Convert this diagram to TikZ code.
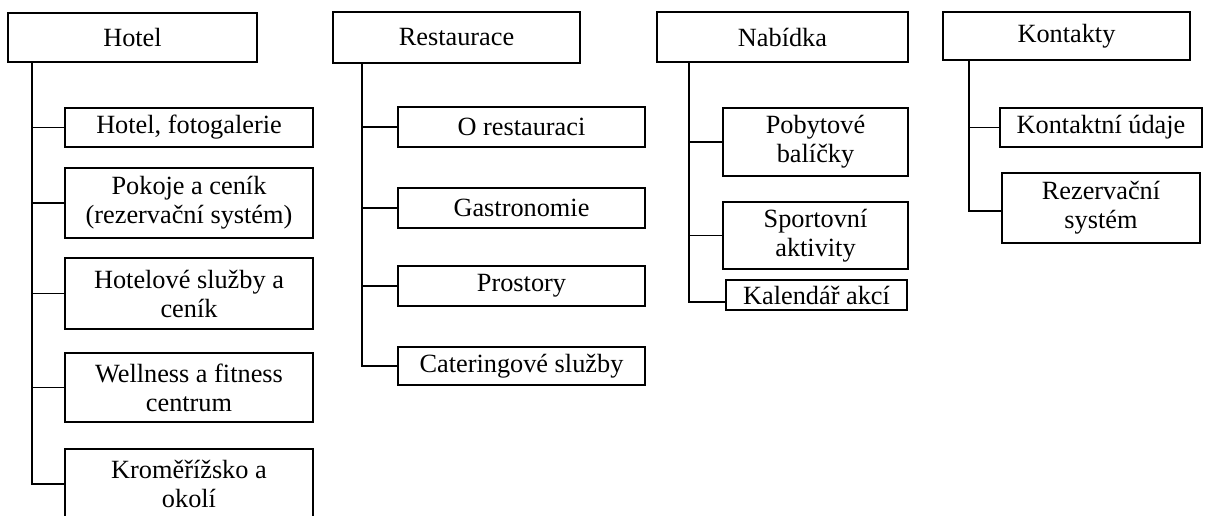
\documentclass[tikz,border=0pt]{standalone}
\usepackage{fontspec}
\setmainfont{Liberation Serif}
\begin{document}
\begin{tikzpicture}[x=1pt,y=-1pt,
  box/.style={draw=black,line width=2.8pt,rectangle,inner sep=0pt,align=center,
    font=\fontsize{26.3}{29}\selectfont,fill=white},
  conn/.style={draw=black,line width=1.8pt}]
\useasboundingbox (0,0) rectangle (1224,516);
\clip (0,0) rectangle (1224,516);
% Hotel
\node[box,minimum width=249pt,minimum height=49pt] (hotel) at (132.5,37.5) {Hotel};
\node[box,minimum width=248pt,minimum height=39pt] (hfoto) at (189,127.5) {Hotel, fotogalerie};
\node[box,minimum width=248pt,minimum height=70pt] (pokoje) at (189,203) {Pokoje a ceník\\(rezervační systém)};
\node[box,minimum width=248pt,minimum height=71pt] (hsluz) at (189,293.5) {Hotelové služby a\\ceník};
\node[box,minimum width=248pt,minimum height=69pt] (well) at (189,387.5) {Wellness a fitness\\centrum};
\node[box,minimum width=248pt,minimum height=70pt] (krom) at (189,484) {Kroměřížsko a\\okolí};
\coordinate (ht) at (32,62);
\draw[conn] (ht) |- (krom.west);
\foreach \n in {hfoto,pokoje,hsluz,well} \draw[conn] (ht |- \n.west) -- (\n.west);
% Restaurace
\node[box,minimum width=247pt,minimum height=51pt] (rest) at (456.5,37.5) {Restaurace};
\node[box,minimum width=247pt,minimum height=40pt] (orest) at (521.5,127) {O restauraci};
\node[box,minimum width=247pt,minimum height=40pt] (gast) at (521.5,208) {Gastronomie};
\node[box,minimum width=247pt,minimum height=40pt] (pros) at (521.5,286) {Prostory};
\node[box,minimum width=247pt,minimum height=38pt] (cat) at (521.5,366) {Cateringové služby};
\coordinate (rt) at (362,63);
\draw[conn] (rt) |- (cat.west);
\foreach \n in {orest,gast,pros} \draw[conn] (rt |- \n.west) -- (\n.west);
% Nabidka
\node[box,minimum width=251pt,minimum height=50pt] (nab) at (782.5,37) {Nabídka};
\node[box,minimum width=185pt,minimum height=68pt] (pob) at (815.5,142) {Pobytové\\balíčky};
\node[box,minimum width=185pt,minimum height=67pt] (sport) at (815.5,235.5) {Sportovní\\aktivity};
\node[box,minimum width=181pt,minimum height=30pt] (kal) at (816.5,295) {Kalendář akcí};
\coordinate (nt) at (689,62);
\coordinate (kalw) at ([yshift=-7pt]kal.west);
\draw[conn] (nt) |- (kalw);
\foreach \n in {pob,sport} \draw[conn] (nt |- \n.west) -- (\n.west);
% Kontakty
\node[box,minimum width=247pt,minimum height=48pt] (kont) at (1066.5,36) {Kontakty};
\node[box,minimum width=202pt,minimum height=39pt] (kudaj) at (1101,127.5) {Kontaktní údaje};
\node[box,minimum width=198pt,minimum height=70pt] (rez) at (1101,208) {Rezervační\\systém};
\coordinate (kt) at (969,60);
\coordinate (rezw) at ([yshift=-3pt]rez.west);
\draw[conn] (kt) |- (rezw);
\draw[conn] (kt |- kudaj.west) -- (kudaj.west);
\end{tikzpicture}
\end{document}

**INSTRUCTIONS TO FOLLOW**
Using the material above, set down every line exactly, but skip the pictures.

**SOLUTION FOR THIS TASK**
Convert this diagram to TikZ code.
\documentclass[tikz,border=0pt]{standalone}
\usepackage{fontspec}
\setmainfont{Liberation Serif}
\begin{document}
\begin{tikzpicture}[x=1pt,y=-1pt,
  box/.style={draw=black,line width=2.8pt,rectangle,inner sep=0pt,align=center,
    font=\fontsize{26.3}{29}\selectfont,fill=white},
  conn/.style={draw=black,line width=1.8pt}]
\useasboundingbox (0,0) rectangle (1224,516);
\clip (0,0) rectangle (1224,516);
% Hotel
\node[box,minimum width=249pt,minimum height=49pt] (hotel) at (132.5,37.5) {Hotel};
\node[box,minimum width=248pt,minimum height=39pt] (hfoto) at (189,127.5) {Hotel, fotogalerie};
\node[box,minimum width=248pt,minimum height=70pt] (pokoje) at (189,203) {Pokoje a ceník\\(rezervační systém)};
\node[box,minimum width=248pt,minimum height=71pt] (hsluz) at (189,293.5) {Hotelové služby a\\ceník};
\node[box,minimum width=248pt,minimum height=69pt] (well) at (189,387.5) {Wellness a fitness\\centrum};
\node[box,minimum width=248pt,minimum height=70pt] (krom) at (189,484) {Kroměřížsko a\\okolí};
\coordinate (ht) at (32,62);
\draw[conn] (ht) |- (krom.west);
\foreach \n in {hfoto,pokoje,hsluz,well} \draw[conn] (ht |- \n.west) -- (\n.west);
% Restaurace
\node[box,minimum width=247pt,minimum height=51pt] (rest) at (456.5,37.5) {Restaurace};
\node[box,minimum width=247pt,minimum height=40pt] (orest) at (521.5,127) {O restauraci};
\node[box,minimum width=247pt,minimum height=40pt] (gast) at (521.5,208) {Gastronomie};
\node[box,minimum width=247pt,minimum height=40pt] (pros) at (521.5,286) {Prostory};
\node[box,minimum width=247pt,minimum height=38pt] (cat) at (521.5,366) {Cateringové služby};
\coordinate (rt) at (362,63);
\draw[conn] (rt) |- (cat.west);
\foreach \n in {orest,gast,pros} \draw[conn] (rt |- \n.west) -- (\n.west);
% Nabidka
\node[box,minimum width=251pt,minimum height=50pt] (nab) at (782.5,37) {Nabídka};
\node[box,minimum width=185pt,minimum height=68pt] (pob) at (815.5,142) {Pobytové\\balíčky};
\node[box,minimum width=185pt,minimum height=67pt] (sport) at (815.5,235.5) {Sportovní\\aktivity};
\node[box,minimum width=181pt,minimum height=30pt] (kal) at (816.5,295) {Kalendář akcí};
\coordinate (nt) at (689,62);
\coordinate (kalw) at ([yshift=-7pt]kal.west);
\draw[conn] (nt) |- (kalw);
\foreach \n in {pob,sport} \draw[conn] (nt |- \n.west) -- (\n.west);
% Kontakty
\node[box,minimum width=247pt,minimum height=48pt] (kont) at (1066.5,36) {Kontakty};
\node[box,minimum width=202pt,minimum height=39pt] (kudaj) at (1101,127.5) {Kontaktní údaje};
\node[box,minimum width=198pt,minimum height=70pt] (rez) at (1101,208) {Rezervační\\systém};
\coordinate (kt) at (969,60);
\coordinate (rezw) at ([yshift=-3pt]rez.west);
\draw[conn] (kt) |- (rezw);
\draw[conn] (kt |- kudaj.west) -- (kudaj.west);
\end{tikzpicture}
\end{document}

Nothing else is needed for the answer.